Ait-Ben Ali says that at his shop, simply called the Muslim Butcher Shop, a cote de boeuf sells for about €16 per kilogram (about $9.50 a pound), compared to up to €34 ($44.59) per kilogram (around $20 a pound) at a traditional French butcher.
By becoming small entrepreneurs, like butchers, Muslims are able to avoid the discrimination many face in job searches, said Patrick Simon, a sociologist with the National Institute for Demographic Studies.
"It's a solution to avoid discrimination in the job market and fulfills an important function," he said. As butchers, they are dependent on no one and work with other Muslims.
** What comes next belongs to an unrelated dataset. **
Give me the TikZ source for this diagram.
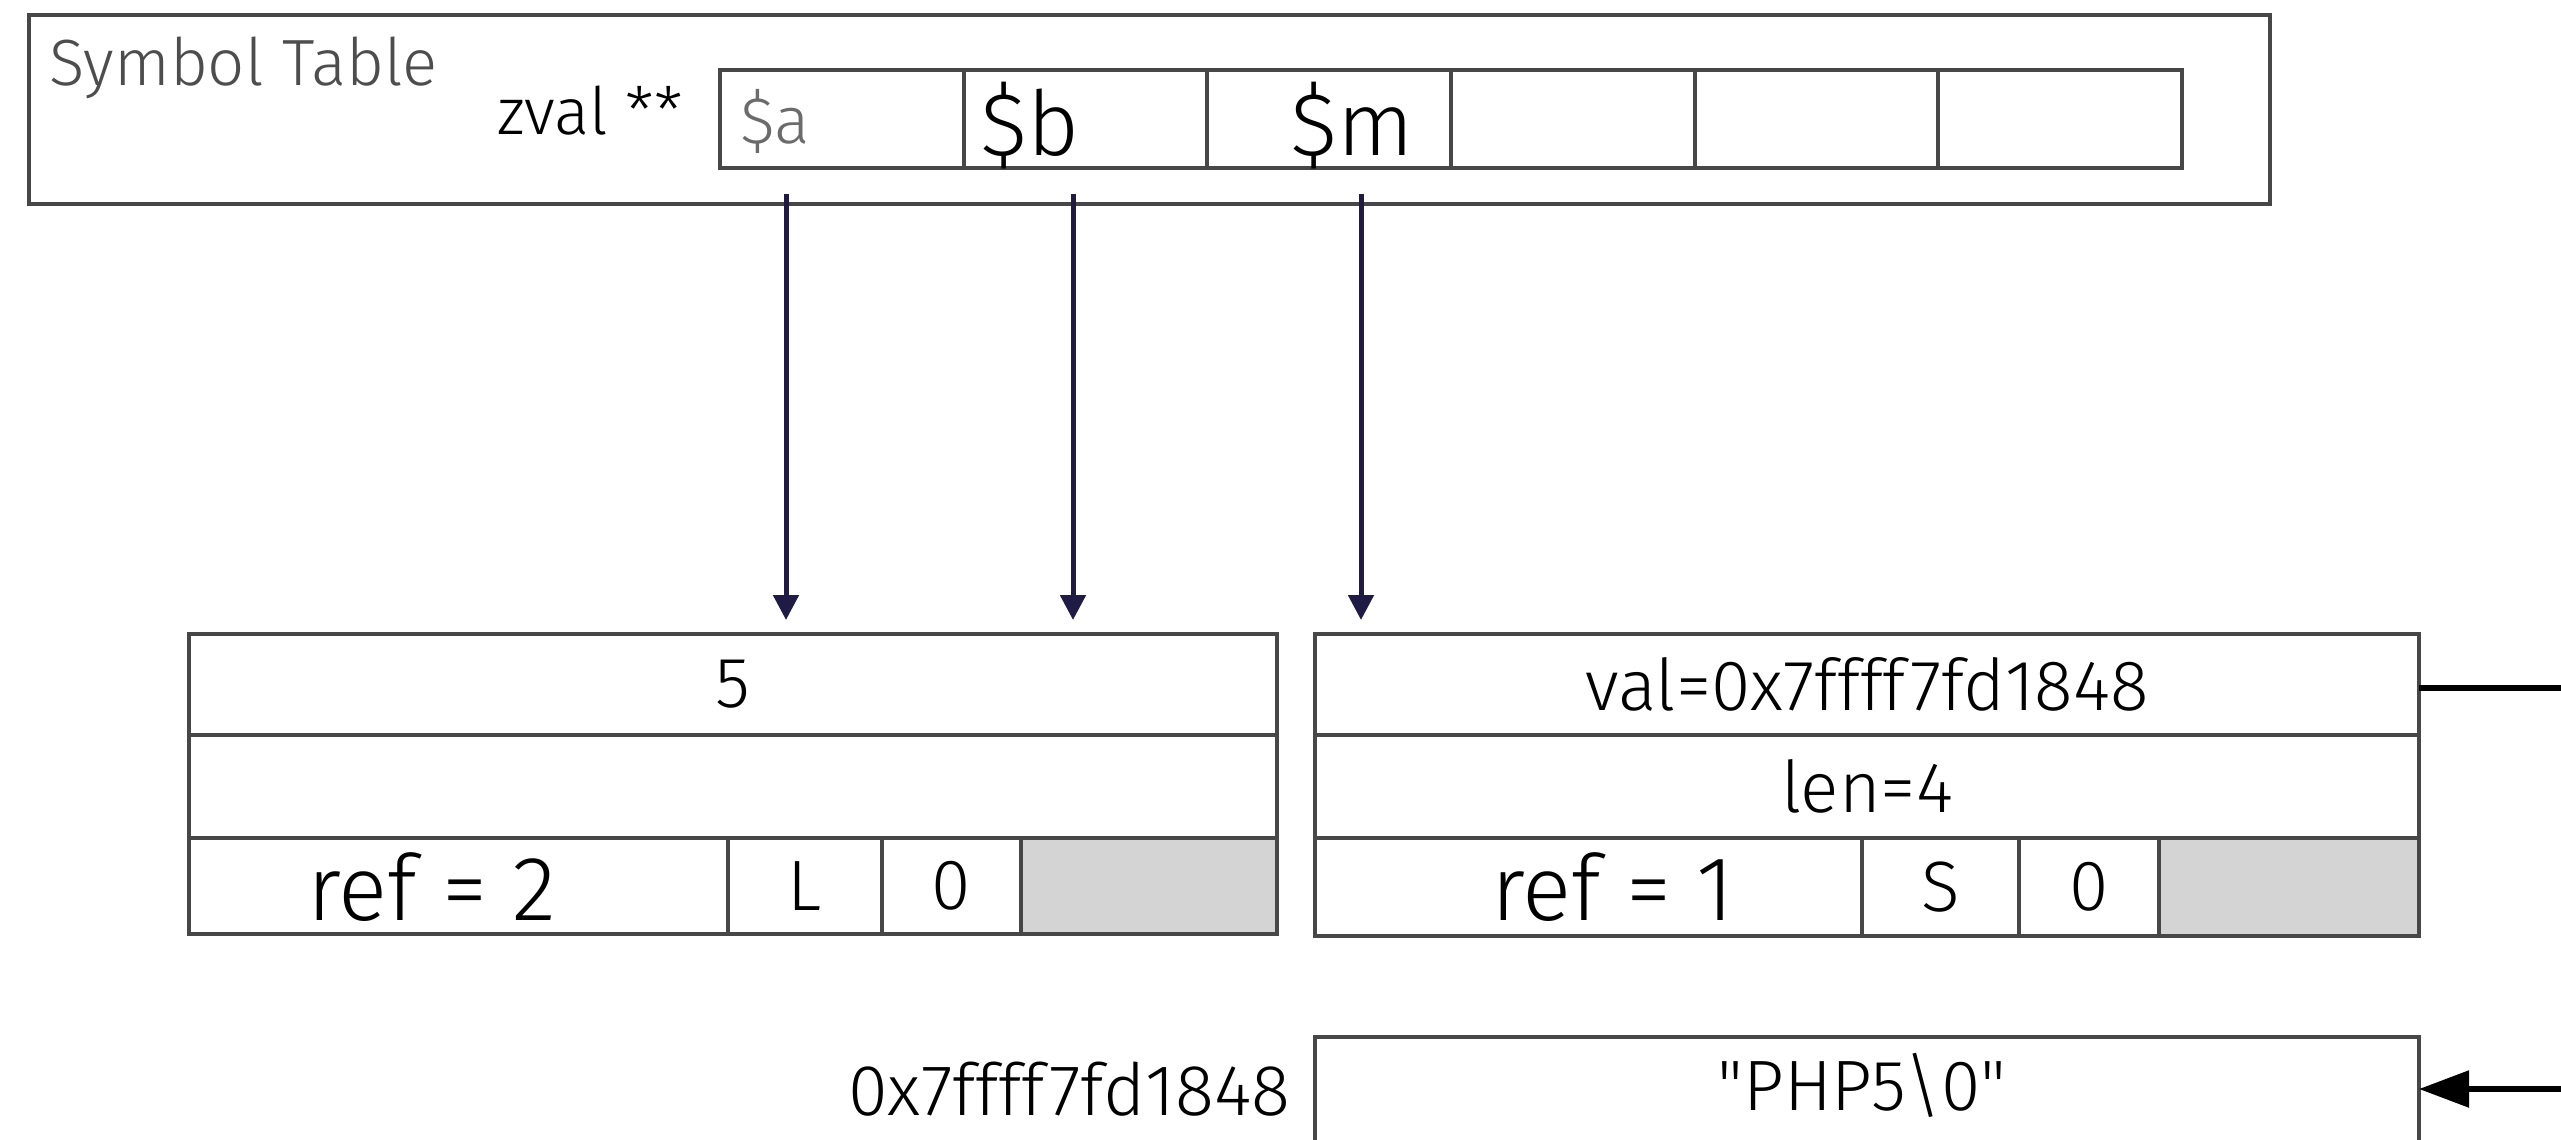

"Muslims are increasingly becoming entrepreneurs," Simon said, noting their corner on the market of small neighborhood grocery stores in big French cities, bought up in the 1950s and 1960s. If you live in Paris and you need last-minute milk, eggs or a bottle of wine, you "go to the Arabs," an expression that has entered the French vernacular.
Will halal butchers make equal inroads?
That's the question that has roused presidential candidates on the right. In French elections it is standard procedure for the mainstream right to ogle far-right voters, often allowing the far-right to set the tone.
Le Pen, who claims that French civilization is under the sway of a conquering Islam, lashed out at what she said was the omnipresence of halal meat in the Paris region, and the cruelty of ritual slaughter.
Fillon, the prime minister, suggested that French Jews and Muslims reflect on "ancestral traditions" which "don't have much to do with the state of science, technology and health issues today." His remarks drew such shock that he ended up apologizing personally to leaders of both religions in France.
Sarkozy, after his remarks caused concern, ultimately asked that butcher products be labeled halal or kosher on a voluntary instead of mandatory basis. He didn't say there was anything wrong with halal meat, just that it should be clearly labeled.
For butcher Ait-Ben Ali, there is an easier solution: "They shouldn't be mixing politics and meat. They should find the real problems."